Data extract:

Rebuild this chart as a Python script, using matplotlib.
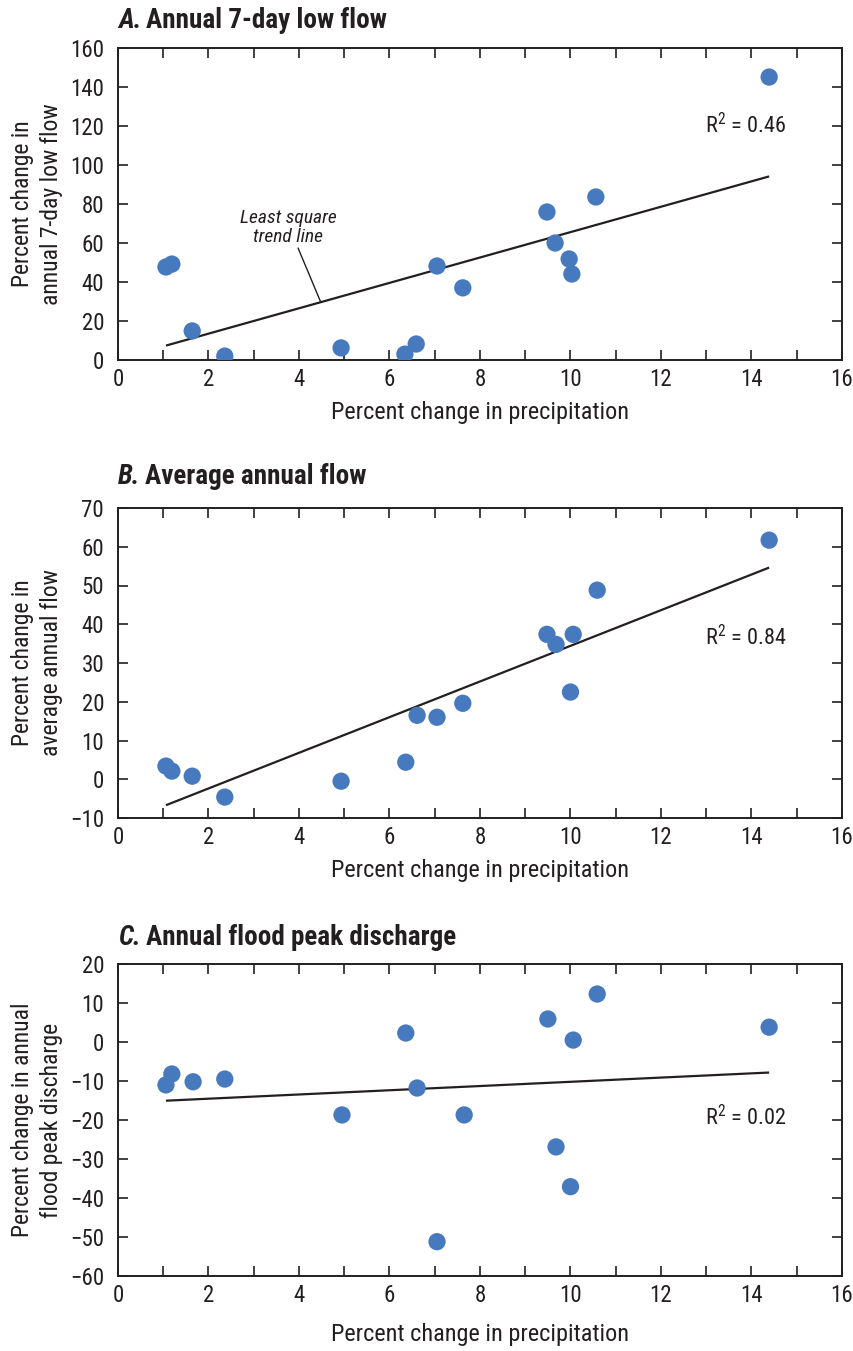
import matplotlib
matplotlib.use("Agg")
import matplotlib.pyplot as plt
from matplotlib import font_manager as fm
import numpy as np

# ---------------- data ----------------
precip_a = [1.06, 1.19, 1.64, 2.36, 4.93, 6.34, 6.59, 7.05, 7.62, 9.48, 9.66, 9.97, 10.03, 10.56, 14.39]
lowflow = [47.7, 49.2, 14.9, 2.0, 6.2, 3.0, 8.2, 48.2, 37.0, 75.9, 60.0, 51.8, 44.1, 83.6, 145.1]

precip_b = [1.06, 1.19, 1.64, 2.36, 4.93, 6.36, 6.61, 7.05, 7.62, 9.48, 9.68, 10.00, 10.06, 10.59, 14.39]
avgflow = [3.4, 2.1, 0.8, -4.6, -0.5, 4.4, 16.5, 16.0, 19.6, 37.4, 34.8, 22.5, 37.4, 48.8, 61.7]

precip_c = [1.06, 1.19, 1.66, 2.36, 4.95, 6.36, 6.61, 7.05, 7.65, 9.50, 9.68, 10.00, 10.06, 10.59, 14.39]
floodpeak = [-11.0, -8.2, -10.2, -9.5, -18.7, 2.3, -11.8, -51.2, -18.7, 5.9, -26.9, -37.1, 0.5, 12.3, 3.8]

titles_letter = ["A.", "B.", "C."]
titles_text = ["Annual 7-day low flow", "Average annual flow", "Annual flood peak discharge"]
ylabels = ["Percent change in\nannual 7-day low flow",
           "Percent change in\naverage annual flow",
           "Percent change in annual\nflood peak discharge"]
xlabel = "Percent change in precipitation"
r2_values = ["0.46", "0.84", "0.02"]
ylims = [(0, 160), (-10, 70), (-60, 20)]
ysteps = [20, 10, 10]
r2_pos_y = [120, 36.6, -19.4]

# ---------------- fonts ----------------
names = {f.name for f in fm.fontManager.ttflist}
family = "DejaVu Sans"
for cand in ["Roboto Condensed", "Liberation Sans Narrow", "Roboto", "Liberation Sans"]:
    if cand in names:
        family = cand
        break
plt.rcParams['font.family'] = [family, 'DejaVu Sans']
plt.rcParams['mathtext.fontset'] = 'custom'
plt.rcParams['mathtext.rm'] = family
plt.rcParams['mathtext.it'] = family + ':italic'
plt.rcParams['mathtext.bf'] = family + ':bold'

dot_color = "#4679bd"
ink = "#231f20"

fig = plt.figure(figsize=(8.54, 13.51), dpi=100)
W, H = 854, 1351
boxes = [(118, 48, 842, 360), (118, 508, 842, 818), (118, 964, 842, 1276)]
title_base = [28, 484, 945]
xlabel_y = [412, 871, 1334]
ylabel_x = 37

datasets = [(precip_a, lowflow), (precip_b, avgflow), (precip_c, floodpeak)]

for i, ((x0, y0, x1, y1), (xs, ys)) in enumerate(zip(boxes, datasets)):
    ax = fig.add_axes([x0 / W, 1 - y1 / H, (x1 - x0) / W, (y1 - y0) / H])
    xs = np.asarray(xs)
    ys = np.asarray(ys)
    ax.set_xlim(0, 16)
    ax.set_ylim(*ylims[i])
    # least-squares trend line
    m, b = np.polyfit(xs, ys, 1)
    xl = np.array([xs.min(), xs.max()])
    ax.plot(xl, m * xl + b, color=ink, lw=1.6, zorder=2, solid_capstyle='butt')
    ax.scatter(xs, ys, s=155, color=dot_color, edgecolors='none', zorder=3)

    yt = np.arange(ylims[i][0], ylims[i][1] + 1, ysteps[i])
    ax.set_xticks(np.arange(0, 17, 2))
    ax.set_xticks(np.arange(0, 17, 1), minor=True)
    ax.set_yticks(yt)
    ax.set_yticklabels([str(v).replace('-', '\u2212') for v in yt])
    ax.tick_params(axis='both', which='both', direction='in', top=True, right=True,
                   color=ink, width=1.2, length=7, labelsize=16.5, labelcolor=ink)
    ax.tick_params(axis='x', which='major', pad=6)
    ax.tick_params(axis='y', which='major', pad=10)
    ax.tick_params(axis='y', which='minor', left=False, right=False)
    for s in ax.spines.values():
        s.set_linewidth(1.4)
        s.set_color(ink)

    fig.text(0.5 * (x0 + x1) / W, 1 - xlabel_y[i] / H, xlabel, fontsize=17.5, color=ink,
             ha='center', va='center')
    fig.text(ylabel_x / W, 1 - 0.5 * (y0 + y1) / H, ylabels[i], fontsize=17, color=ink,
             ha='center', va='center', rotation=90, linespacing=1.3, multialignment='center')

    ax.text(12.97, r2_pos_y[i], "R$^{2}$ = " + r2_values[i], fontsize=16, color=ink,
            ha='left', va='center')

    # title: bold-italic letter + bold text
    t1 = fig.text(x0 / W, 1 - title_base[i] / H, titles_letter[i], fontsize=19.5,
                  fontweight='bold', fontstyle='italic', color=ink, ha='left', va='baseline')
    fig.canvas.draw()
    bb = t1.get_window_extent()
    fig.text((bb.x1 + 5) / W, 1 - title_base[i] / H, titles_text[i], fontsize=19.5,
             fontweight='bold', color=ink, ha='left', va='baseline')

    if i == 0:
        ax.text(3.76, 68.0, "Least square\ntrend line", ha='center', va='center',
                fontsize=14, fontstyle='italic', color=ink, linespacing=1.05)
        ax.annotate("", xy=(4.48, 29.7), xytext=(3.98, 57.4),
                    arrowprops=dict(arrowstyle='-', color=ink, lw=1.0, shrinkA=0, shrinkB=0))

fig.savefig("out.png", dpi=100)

Set exercise:
Without the pictures, please reproduce each line of the listing above exactly, from the first one through the line bearing "37.4, 48.8, 61.7]".

Right answer:
Rebuild this chart as a Python script, using matplotlib.
import matplotlib
matplotlib.use("Agg")
import matplotlib.pyplot as plt
from matplotlib import font_manager as fm
import numpy as np

# ---------------- data ----------------
precip_a = [1.06, 1.19, 1.64, 2.36, 4.93, 6.34, 6.59, 7.05, 7.62, 9.48, 9.66, 9.97, 10.03, 10.56, 14.39]
lowflow = [47.7, 49.2, 14.9, 2.0, 6.2, 3.0, 8.2, 48.2, 37.0, 75.9, 60.0, 51.8, 44.1, 83.6, 145.1]

precip_b = [1.06, 1.19, 1.64, 2.36, 4.93, 6.36, 6.61, 7.05, 7.62, 9.48, 9.68, 10.00, 10.06, 10.59, 14.39]
avgflow = [3.4, 2.1, 0.8, -4.6, -0.5, 4.4, 16.5, 16.0, 19.6, 37.4, 34.8, 22.5, 37.4, 48.8, 61.7]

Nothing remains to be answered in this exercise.